┏━━
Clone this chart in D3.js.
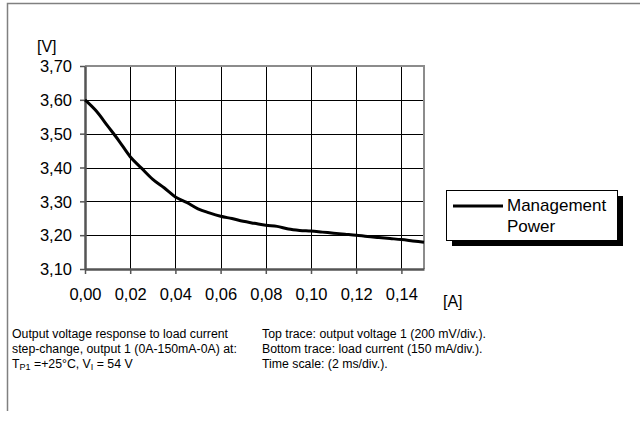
<!DOCTYPE html>
<html><head><meta charset="utf-8">
<script src="https://cdn.jsdelivr.net/npm/d3@7"></script>
<style>body{margin:0;background:#fff}svg{display:block}text{font-family:"Liberation Sans",Arial,sans-serif}</style>
</head><body>
<svg id="c" width="640" height="421"></svg>
<script>
const current = [0,0.005,0.01,0.015,0.02,0.025,0.03,0.035,0.04,0.045,0.05,0.055,0.06,0.065,0.07,0.075,0.08,0.085,0.09,0.095,0.10,0.105,0.11,0.115,0.12,0.125,0.13,0.135,0.14,0.145,0.15];
const voltage = [3.600,3.567,3.523,3.479,3.432,3.398,3.365,3.340,3.313,3.297,3.278,3.266,3.256,3.249,3.241,3.235,3.229,3.226,3.218,3.214,3.212,3.209,3.206,3.203,3.200,3.196,3.193,3.190,3.187,3.183,3.179];
const xTicks = [0,0.02,0.04,0.06,0.08,0.10,0.12,0.14];
const yTicks = [3.10,3.20,3.30,3.40,3.50,3.60,3.70];
const seriesName = ["Management","Power"];
const notesLeft = ["Output voltage response to load current","step-change, output 1 (0A-150mA-0A) at:"];
const notesRight = ["Top trace: output voltage 1 (200 mV/div.).","Bottom trace: load current (150 mA/div.).","Time scale: (2 ms/div.)."];

const svg = d3.select("#c");
const L=85,R=424,T=66,B=269;
const x = d3.scaleLinear().domain([0,0.15]).range([L,R]);
const y = d3.scaleLinear().domain([3.10,3.70]).range([B,T]);
const fmt = d => d.toFixed(2).replace(".",",");

// outer frame
svg.append("path").attr("d","M7.5,411V3.5H640").attr("fill","none").attr("stroke","#808080").attr("stroke-width",1.5);

// grid
const g = svg.append("g");
g.selectAll(".vg").data(xTicks.slice(1)).join("line")
 .attr("x1",d=>Math.round(x(d))+0.5).attr("x2",d=>Math.round(x(d))+0.5).attr("y1",T).attr("y2",B).attr("stroke","#000").attr("stroke-width",1);
g.selectAll(".hg").data(yTicks.slice(1,-1)).join("line")
 .attr("y1",d=>Math.round(y(d))+0.5).attr("y2",d=>Math.round(y(d))+0.5).attr("x1",L).attr("x2",R).attr("stroke","#000").attr("stroke-width",1);
// top & right border gray
svg.append("path").attr("d",`M${L},${T}H${R}V${B}`).attr("fill","none").attr("stroke","#8c8c8c").attr("stroke-width",2);

// axes
const ya = d3.axisLeft(y).tickValues(yTicks).tickFormat(fmt).tickSize(5).tickSizeOuter(0);
const xa = d3.axisBottom(x).tickValues(xTicks).tickFormat(fmt).tickSize(5).tickSizeOuter(0);
const yg = svg.append("g").attr("transform",`translate(${L},0)`).call(ya);
const xg = svg.append("g").attr("transform",`translate(0,${B})`).call(xa);
[yg,xg].forEach(a=>{a.select(".domain").attr("stroke","#555").attr("stroke-width",2.5);
 a.selectAll(".tick line").attr("stroke","#555").attr("stroke-width",1.5);
 a.selectAll("text").attr("font-size",16.5).attr("fill","#000").attr("font-family","Liberation Sans, Arial, sans-serif");});
yg.selectAll("text").attr("x",-13).attr("dy","0.35em");
xg.selectAll("text").attr("y",19).attr("dy","0.71em");

// line
svg.append("path").datum(current.map((c,i)=>[c,voltage[i]]))
 .attr("d",d3.line().x(d=>x(d[0])).y(d=>y(d[1])).curve(d3.curveMonotoneX))
 .attr("fill","none").attr("stroke","#000").attr("stroke-width",3);

// axis unit labels
svg.append("text").attr("x",37).attr("y",52).attr("font-size",16).text("[V]");
svg.append("text").attr("x",443).attr("y",307).attr("font-size",16).text("[A]");

// legend
svg.append("rect").attr("x",452).attr("y",196).attr("width",171).attr("height",50).attr("fill","#000");
svg.append("rect").attr("x",446.5).attr("y",190.5).attr("width",171).attr("height",50).attr("fill","#fff").attr("stroke","#000").attr("stroke-width",1);
svg.append("line").attr("x1",453).attr("x2",503).attr("y1",206).attr("y2",206).attr("stroke","#000").attr("stroke-width",3);
svg.append("text").attr("x",507).attr("y",211).attr("font-size",17).text(seriesName[0]);
svg.append("text").attr("x",507).attr("y",232).attr("font-size",17).text(seriesName[1]);

// notes
const nl = svg.append("g").attr("font-size",12.3);
notesLeft.forEach((t,i)=>nl.append("text").attr("x",12).attr("y",338+i*15).text(t));
const t3 = nl.append("text").attr("x",12).attr("y",368);
t3.append("tspan").text("T");
t3.append("tspan").attr("font-size",9).attr("dy",2).text("P1");
t3.append("tspan").attr("dy",-2).text(" =+25°C, V");
t3.append("tspan").attr("font-size",9).attr("dy",2).text("I");
t3.append("tspan").attr("dy",-2).text(" = 54 V");
notesRight.forEach((t,i)=>nl.append("text").attr("x",262).attr("y",338+i*15).text(t));
</script>
</body></html>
┗━━
→ **Requirement**
Every line above should be returned word for word, with the pictures left behind.

→ **Output of the task**
Clone this chart in D3.js.
<!DOCTYPE html>
<html><head><meta charset="utf-8">
<script src="https://cdn.jsdelivr.net/npm/d3@7"></script>
<style>body{margin:0;background:#fff}svg{display:block}text{font-family:"Liberation Sans",Arial,sans-serif}</style>
</head><body>
<svg id="c" width="640" height="421"></svg>
<script>
const current = [0,0.005,0.01,0.015,0.02,0.025,0.03,0.035,0.04,0.045,0.05,0.055,0.06,0.065,0.07,0.075,0.08,0.085,0.09,0.095,0.10,0.105,0.11,0.115,0.12,0.125,0.13,0.135,0.14,0.145,0.15];
const voltage = [3.600,3.567,3.523,3.479,3.432,3.398,3.365,3.340,3.313,3.297,3.278,3.266,3.256,3.249,3.241,3.235,3.229,3.226,3.218,3.214,3.212,3.209,3.206,3.203,3.200,3.196,3.193,3.190,3.187,3.183,3.179];
const xTicks = [0,0.02,0.04,0.06,0.08,0.10,0.12,0.14];
const yTicks = [3.10,3.20,3.30,3.40,3.50,3.60,3.70];
const seriesName = ["Management","Power"];
const notesLeft = ["Output voltage response to load current","step-change, output 1 (0A-150mA-0A) at:"];
const notesRight = ["Top trace: output voltage 1 (200 mV/div.).","Bottom trace: load current (150 mA/div.).","Time scale: (2 ms/div.)."];

const svg = d3.select("#c");
const L=85,R=424,T=66,B=269;
const x = d3.scaleLinear().domain([0,0.15]).range([L,R]);
const y = d3.scaleLinear().domain([3.10,3.70]).range([B,T]);
const fmt = d => d.toFixed(2).replace(".",",");

// outer frame
svg.append("path").attr("d","M7.5,411V3.5H640").attr("fill","none").attr("stroke","#808080").attr("stroke-width",1.5);

// grid
const g = svg.append("g");
g.selectAll(".vg").data(xTicks.slice(1)).join("line")
 .attr("x1",d=>Math.round(x(d))+0.5).attr("x2",d=>Math.round(x(d))+0.5).attr("y1",T).attr("y2",B).attr("stroke","#000").attr("stroke-width",1);
g.selectAll(".hg").data(yTicks.slice(1,-1)).join("line")
 .attr("y1",d=>Math.round(y(d))+0.5).attr("y2",d=>Math.round(y(d))+0.5).attr("x1",L).attr("x2",R).attr("stroke","#000").attr("stroke-width",1);
// top & right border gray
svg.append("path").attr("d",`M${L},${T}H${R}V${B}`).attr("fill","none").attr("stroke","#8c8c8c").attr("stroke-width",2);

// axes
const ya = d3.axisLeft(y).tickValues(yTicks).tickFormat(fmt).tickSize(5).tickSizeOuter(0);
const xa = d3.axisBottom(x).tickValues(xTicks).tickFormat(fmt).tickSize(5).tickSizeOuter(0);
const yg = svg.append("g").attr("transform",`translate(${L},0)`).call(ya);
const xg = svg.append("g").attr("transform",`translate(0,${B})`).call(xa);
[yg,xg].forEach(a=>{a.select(".domain").attr("stroke","#555").attr("stroke-width",2.5);
 a.selectAll(".tick line").attr("stroke","#555").attr("stroke-width",1.5);
 a.selectAll("text").attr("font-size",16.5).attr("fill","#000").attr("font-family","Liberation Sans, Arial, sans-serif");});
yg.selectAll("text").attr("x",-13).attr("dy","0.35em");
xg.selectAll("text").attr("y",19).attr("dy","0.71em");

// line
svg.append("path").datum(current.map((c,i)=>[c,voltage[i]]))
 .attr("d",d3.line().x(d=>x(d[0])).y(d=>y(d[1])).curve(d3.curveMonotoneX))
 .attr("fill","none").attr("stroke","#000").attr("stroke-width",3);

// axis unit labels
svg.append("text").attr("x",37).attr("y",52).attr("font-size",16).text("[V]");
svg.append("text").attr("x",443).attr("y",307).attr("font-size",16).text("[A]");

// legend
svg.append("rect").attr("x",452).attr("y",196).attr("width",171).attr("height",50).attr("fill","#000");
svg.append("rect").attr("x",446.5).attr("y",190.5).attr("width",171).attr("height",50).attr("fill","#fff").attr("stroke","#000").attr("stroke-width",1);
svg.append("line").attr("x1",453).attr("x2",503).attr("y1",206).attr("y2",206).attr("stroke","#000").attr("stroke-width",3);
svg.append("text").attr("x",507).attr("y",211).attr("font-size",17).text(seriesName[0]);
svg.append("text").attr("x",507).attr("y",232).attr("font-size",17).text(seriesName[1]);

// notes
const nl = svg.append("g").attr("font-size",12.3);
notesLeft.forEach((t,i)=>nl.append("text").attr("x",12).attr("y",338+i*15).text(t));
const t3 = nl.append("text").attr("x",12).attr("y",368);
t3.append("tspan").text("T");
t3.append("tspan").attr("font-size",9).attr("dy",2).text("P1");
t3.append("tspan").attr("dy",-2).text(" =+25°C, V");
t3.append("tspan").attr("font-size",9).attr("dy",2).text("I");
t3.append("tspan").attr("dy",-2).text(" = 54 V");
notesRight.forEach((t,i)=>nl.append("text").attr("x",262).attr("y",338+i*15).text(t));
</script>
</body></html>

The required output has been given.